Catherine Russell (the Executive Director of UNICEF – actively involved in highlighting the crisis in Sudan) said, “Children as young as one being raped by armed men should shock anyone to their core and compel immediate action… Millions of children in Sudan are at risk of rape and other forms of sexual violence, which is being used as a tactic of war. This is an abhorrent violation of international law and could constitute a war crime. It must stop.”

South Sudan ultimately broke away from Sudan after decades of brutal conflict in which millions of non-Arab ethnic groups were killed. During this long and violent period, Arab Muslim militias also engaged in slave raids and enslavement practices targeting non-Arab peoples, including the Dinka.

Today, the renewed fighting in Sudan raises the specter of history repeating itself. The country risks sliding toward a de facto partition—mirroring the rival administrations seen in Libya—even if Sudan’s formal territorial integrity remains intact.

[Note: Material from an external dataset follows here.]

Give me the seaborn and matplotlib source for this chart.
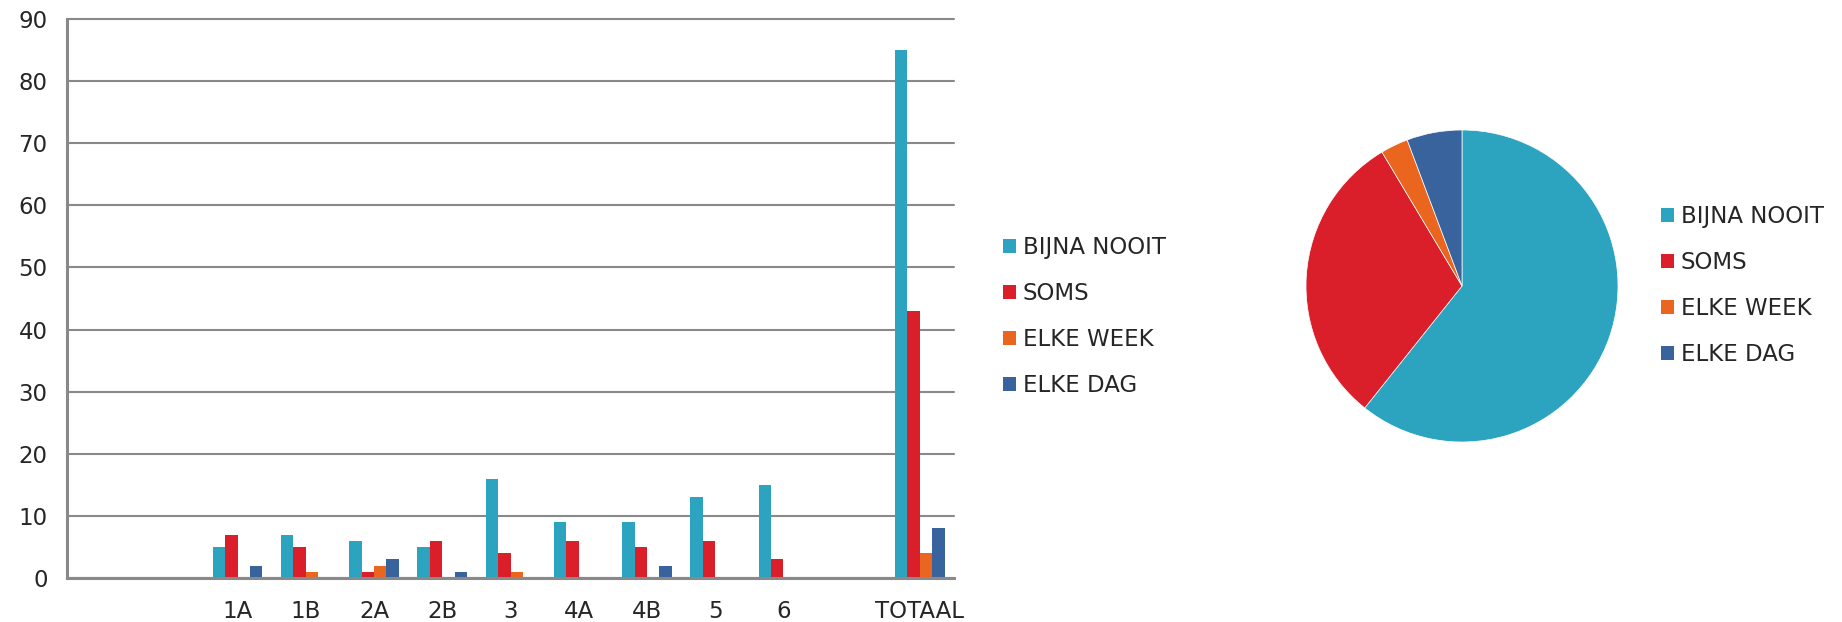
import matplotlib
matplotlib.use("Agg")
import matplotlib.pyplot as plt
import matplotlib.patches as mpatches
import pandas as pd
import seaborn as sns

# * data
groups = ["1A", "1B", "2A", "2B", "3", "4A", "4B", "5", "6", "TOTAAL"]
bijna_nooit = [5, 7, 6, 5, 16, 9, 9, 13, 15, 85]
soms = [7, 5, 1, 6, 4, 6, 5, 6, 3, 43]
elke_week = [0, 1, 2, 0, 1, 0, 0, 0, 0, 4]
elke_dag = [2, 0, 3, 1, 0, 0, 2, 0, 0, 8]

series = ["BIJNA NOOIT", "SOMS", "ELKE WEEK", "ELKE DAG"]
colors = ["#2CA3BF", "#DA1F2A", "#EA661F", "#39639D"]

# x axis has empty slots; placeholders must be unique for seaborn
order = [" ", "  ", "1A", "1B", "2A", "2B", "3", "4A", "4B", "5", "6", "   ", "TOTAAL"]
tick_labels = ["", "", "1A", "1B", "2A", "2B", "3", "4A", "4B", "5", "6", "", "TOTAAL"]

pie_values = [bijna_nooit[-1], soms[-1], elke_week[-1], elke_dag[-1]]

df = pd.DataFrame({"groep": groups, series[0]: bijna_nooit, series[1]: soms,
                   series[2]: elke_week, series[3]: elke_dag})
long = df.melt(id_vars="groep", var_name="frequentie", value_name="aantal")

sns.set_style("white")
plt.rcParams["font.family"] = ["DejaVu Sans"]
FS = 16.5
GRAY = "#898989"

fig = plt.figure(figsize=(18.42, 6.22), dpi=100)
ax = fig.add_axes([67 / 1842, 1 - 578 / 622, (954 - 67) / 1842, (578 - 19) / 622])

sns.barplot(data=long, x="groep", y="aantal", hue="frequentie", order=order,
            hue_order=series, palette=colors, width=0.73, gap=0,
            linewidth=0, saturation=1, legend=False, ax=ax)

ax.set_xlim(-0.5, len(order) - 0.5)
ax.set_ylim(0, 90)
ax.set_yticks(range(0, 91, 10))
ax.set_xticks(range(len(order)))
ax.set_xticklabels(tick_labels, fontsize=FS)
ax.set_xticks([i - 0.5 for i in range(len(order) + 1)], minor=True)
ax.tick_params(axis="x", which="major", length=0, pad=16)
ax.tick_params(axis="x", which="minor", length=8, width=1.6, color=GRAY)
ax.tick_params(axis="y", length=8, width=1.4, color=GRAY, pad=6, labelsize=FS)
ax.set_xlabel("")
ax.set_ylabel("")

ax.yaxis.grid(True, color=GRAY, linewidth=1.5)
for gl in ax.get_ygridlines():
    gl.set_clip_on(False)
ax.set_axisbelow(True)
sns.despine(ax=ax, top=True, right=True)
for side in ["left", "bottom"]:
    ax.spines[side].set_color(GRAY)
    ax.spines[side].set_linewidth(2.2)

handles = [mpatches.Patch(facecolor=c, edgecolor="none", label=s)
           for c, s in zip(colors, series)]
leg_kw = dict(frameon=False, fontsize=FS, handlelength=0.57, handleheight=0.57,
              handletextpad=0.3, labelspacing=1.0, borderpad=0, borderaxespad=0,
              loc="upper left")
fig.legend(handles=handles, bbox_to_anchor=(1003 / 1842, 1 - 236 / 622), **leg_kw)

# ? pie of the totals
pax = fig.add_axes([(1462 - 156) / 1842, 1 - (286 + 156) / 622, 312 / 1842, 312 / 622])
pax.pie(pie_values, colors=colors, startangle=90, counterclock=False,
        wedgeprops=dict(edgecolor="white", linewidth=0.5))
pax.set_xlim(-1, 1)
pax.set_ylim(-1, 1)
pax.set_aspect("auto")
pax.axis("off")

fig.legend(handles=handles, bbox_to_anchor=(1661 / 1842, 1 - 205 / 622), **leg_kw)

fig.savefig("out.png", dpi=100)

It is imperative that regional states, Gulf powers, and the wider international community prioritize stability in Sudan and work decisively to bring the rival factions to the negotiating table. Without a sustained and enforceable peace agreement, the country will continue its downward spiral—marked by ethnic massacres, widespread malnutrition, and a host of other brutal realities that are now defining daily life for millions. Sudan cannot endure further fragmentation; the cost of inaction will be measured in lives lost and communities erased.